In his 2012 Jefferson Lecture, he identified “our present industrial system” with “pillage and indifference,” and “permanent ecological and cultural damage.” He went on to say:
The two great aims of industrialism -- replacement of people by technology and concentration of wealth into the hands of a small plutocracy -- seem close to fulfillment. . . . Corporate industrialism itself has exposed the falsehood that it . . . ever has given precedence to the common good. No amount of fiddling with capitalism to regulate and humanize it . . . can for long disguise this failure. The evidences of it are everywhere: eroded, wasted, or degraded soils . . . whole landscapes defaced, gouged, flooded, or blown up; pollution of the whole atmosphere and of the water cycle . . . thoughtless squandering of fossil fuels and fossil waters, of mineable minerals and ores; natural health and beauty replaced by a heartless and sickening ugliness. Perhaps its greatest success is an astounding increase in the destructiveness, and therefore the profitability, of war.

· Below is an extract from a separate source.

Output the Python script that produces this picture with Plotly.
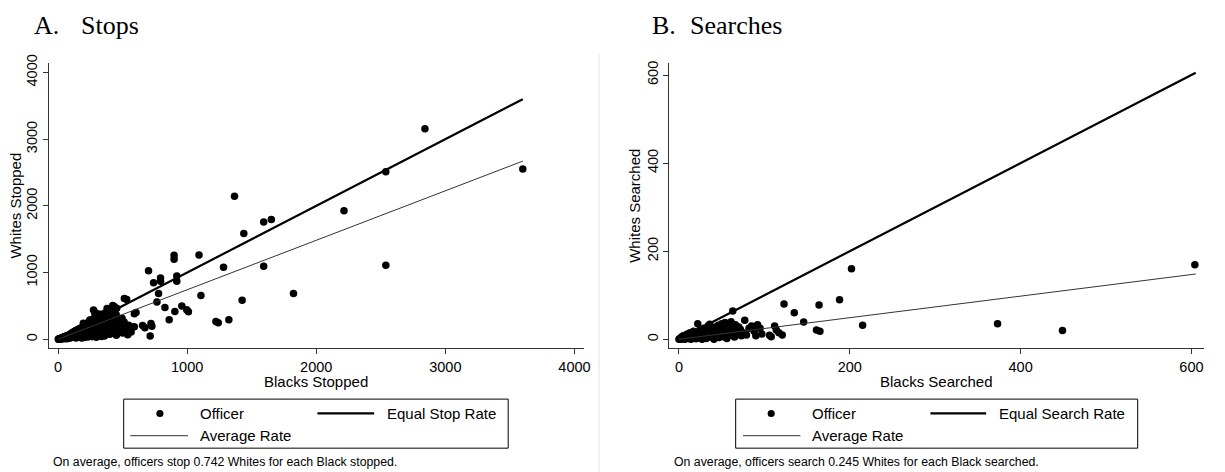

Pope Francis, the Distributists, Day, Schumacher, and Berry have each come to their criticisms of capitalism from somewhat different viewpoints. Day and Schumacher have usually been associated with the Left, but were critical of abortion. Berry has been championed, for different reasons, by both leftists like Bill Moyers and rightists -- see The Humane Vision of Wendell Berry, where all but one of 17 essays, including one dealing with Berry and the British Distributists, are by “social conservatives.” What unites Pope Francis and the other critics we have highlighted here, however, is their belief that many capitalistic practices are unwise and do not reflect our highest values.